One of the first steps in separation and divorce is the financial disclosure process. Before the parties can determine how to divide assets and debts incurred in the marriage, full and frank disclosure is essential. Complete financial transparency between the parties is highly crucial.
As part of the disclosure process, both parties must provide sworn Financial Statements and supporting documentation. Unfortunately, there are some cases where people attempt to provide false or incomplete information. This may have significant impacts on the division of property, equalization, and support obligations.
Hiding assets during divorce is illegal. If uncovered, a judge can force the guilty party to pay fines or give the other party the total amount of those assets.
What You Need to Know About Hiding Assets During Divorce
You can look out for several things, such as if your spouse is hesitant in providing financial disclosure, or if what they are disclosing is different from what you remember it to be.
If you suspect your spouse is hiding assets during divorce, you should look for a change in financial habits. Check to see if your spouse has an unusual amount of cash withdrawals, or transfers between bank accounts or to other financial institutions.
Try to watch for bank statements or letters arriving from financial institutions you do not usually deal with. This may mean your spouse has financial dealings with other banks and may have money hiding in different bank accounts that you are not aware of.
Another red flag is if you find your spouse suddenly setting up trusts, lending, or gifting money to family and friends. Perhaps they are trying to disburse funds to show they have fewer assets than they do. Your spouse may also misrepresent or conceal their income to avoid paying support or paying a lesser amount of support.
If you see that your spouse is depositing their paychecks less often than they usually do, or if their deposit amounts are less than usual, this may be an indication of them hiding their actual income. Spouses that own businesses may be hiding money in the company. For example, they may wait until after the date of separation to close large deals, or pay fake salaries to non-existent employees.

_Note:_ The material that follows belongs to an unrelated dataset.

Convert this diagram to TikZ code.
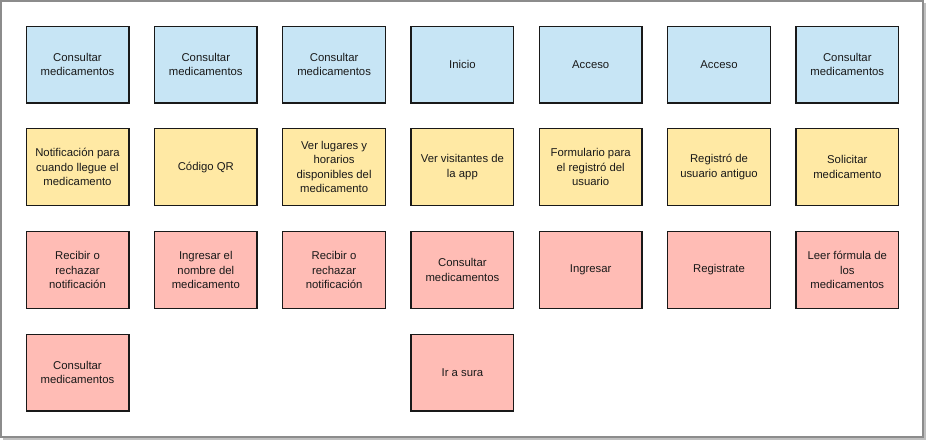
\documentclass[tikz,border=0pt]{standalone}
\usepackage{fontspec}
\setmainfont{Liberation Sans}
\usetikzlibrary{positioning}

\definecolor{notablue}{RGB}{199,229,245}
\definecolor{notayellow}{RGB}{255,233,164}
\definecolor{notapink}{RGB}{255,188,181}

\begin{document}
\begin{tikzpicture}[x=0.75pt,y=-0.75pt,
  nota/.style={draw=black!90,line width=1pt,minimum width=77pt,minimum height=57.5pt,
    align=center,text=black!90,font=\fontsize{8.5}{10.6}\selectfont,inner sep=1pt},
  azul/.style={nota,fill=notablue},
  amarilla/.style={nota,fill=notayellow},
  rosa/.style={nota,fill=notapink}]
  \useasboundingbox (0,0) rectangle (926,440);
  % marco
  \fill[black!25] (3,3) rectangle (926,440);
  \draw[black!45,fill=white,line width=1pt] (1,1) rectangle (923,437);
  % fila 1
  \node[azul] (c1) at (77.5,64.5) {Consultar\\medicamentos};
  \node[azul] (c2) at (205.8,64.5) {Consultar\\medicamentos};
  \node[azul] (c3) at (334.1,64.5) {Consultar\\medicamentos};
  \node[azul] (inicio) at (462.4,64.5) {Inicio};
  \node[azul] (acceso1) at (590.7,64.5) {Acceso};
  \node[azul] (acceso2) at (719,64.5) {Acceso};
  \node[azul] (c7) at (847.3,64.5) {Consultar\\medicamentos};
  % fila 2
  \node[amarilla] (notif) at (77.5,167) {Notificación para\\cuando llegue el\\medicamento};
  \node[amarilla] (qr) at (205.8,167) {Código QR};
  \node[amarilla] (lugares) at (334.1,167) {Ver lugares y\\horarios\\disponibles del\\medicamento};
  \node[amarilla] (visitantes) at (462.4,167) {Ver visitantes de\\la app};
  \node[amarilla] (formulario) at (590.7,167) {Formulario para\\el registró del\\usuario};
  \node[amarilla] (antiguo) at (719,167) {Registró de\\usuario antiguo};
  \node[amarilla] (solicitar) at (847.3,167) {Solicitar\\medicamento};
  % fila 3
  \node[rosa] (recibir1) at (77.5,270) {Recibir o\\rechazar\\notificación};
  \node[rosa] (nombre) at (205.8,270) {Ingresar el\\nombre del\\medicamento};
  \node[rosa] (recibir2) at (334.1,270) {Recibir o\\rechazar\\notificación};
  \node[rosa] (consultar) at (462.4,270) {Consultar\\medicamentos};
  \node[rosa] (ingresar) at (590.7,270) {Ingresar};
  \node[rosa] (registrate) at (719,270) {Registrate};
  \node[rosa] (formula) at (847.3,270) {Leer fórmula de\\los\\medicamentos};
  % fila 4
  \node[rosa] (consultar2) at (77.5,372.5) {Consultar\\medicamentos};
  \node[rosa] (sura) at (462.4,372.5) {Ir a sura};
\end{tikzpicture}
\end{document}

If you suspect your spouse of misrepresenting their assets or income, you should immediately advise your mediator or lawyer, so this can be addressed and dealt with by requesting further financial documents, for example.
There are cases where your spouse may be required to provide a forensic accounting of their accounts. Forensic accountants can assist by tracking financial transactions over some time to determine if there has been any dissipation of matrimonial property. A forensic accountant can also help trace exempt matrimonial property back to its origin and determine whether or not there has been a co-mingling of matrimonial funds that would otherwise be exempt from equal division. Such is the case with inheritances received during the term of the marriage.
Consequences of Hiding Assets During Divorce
If a spouse is caught hiding assets during divorce, has lied, or sworn false documents during the separation and divorce to conceal those assets, they could be committing fraud. If convicted, the person could be sentenced to pay restitution to the other spouse, a fine to the Court, and/or to imprisonment.
In addition, the Court can grant an unequal division of family property, leading to the spouse who concealed assets being entitled to less property than the other spouse. The Court can also freeze matrimonial assets and prevent further excessiveness after separation or divorce.
In Cunha v. Cunha (1994), 3195 (BCSC) the BC Supreme Court stated:
“Non-disclosure has been called the ‘cancer’ of matrimonial property litigation. Non-disclosure discourages settlement or promotes settlements which are inadequate. It increases the time and expense of litigation. The prolonged stress of unnecessary battle may lead … women simply to give up and walk away with only a share of the assets they know about, taking with them the bitter aftertaste of a reasonably based suspicion that justice was not done. Non-disclosure also has a tendency to deprive children of proper support.”
To translate, being dishonest or withholding information during financial negotiations can ultimately hinder settlement, make the process more costly, cause indecisiveness and confusion, and result in an unjust settlement.
If you suspect your spouse is hiding assets or concealing income, you should take steps to contact a legal professional to get further advice.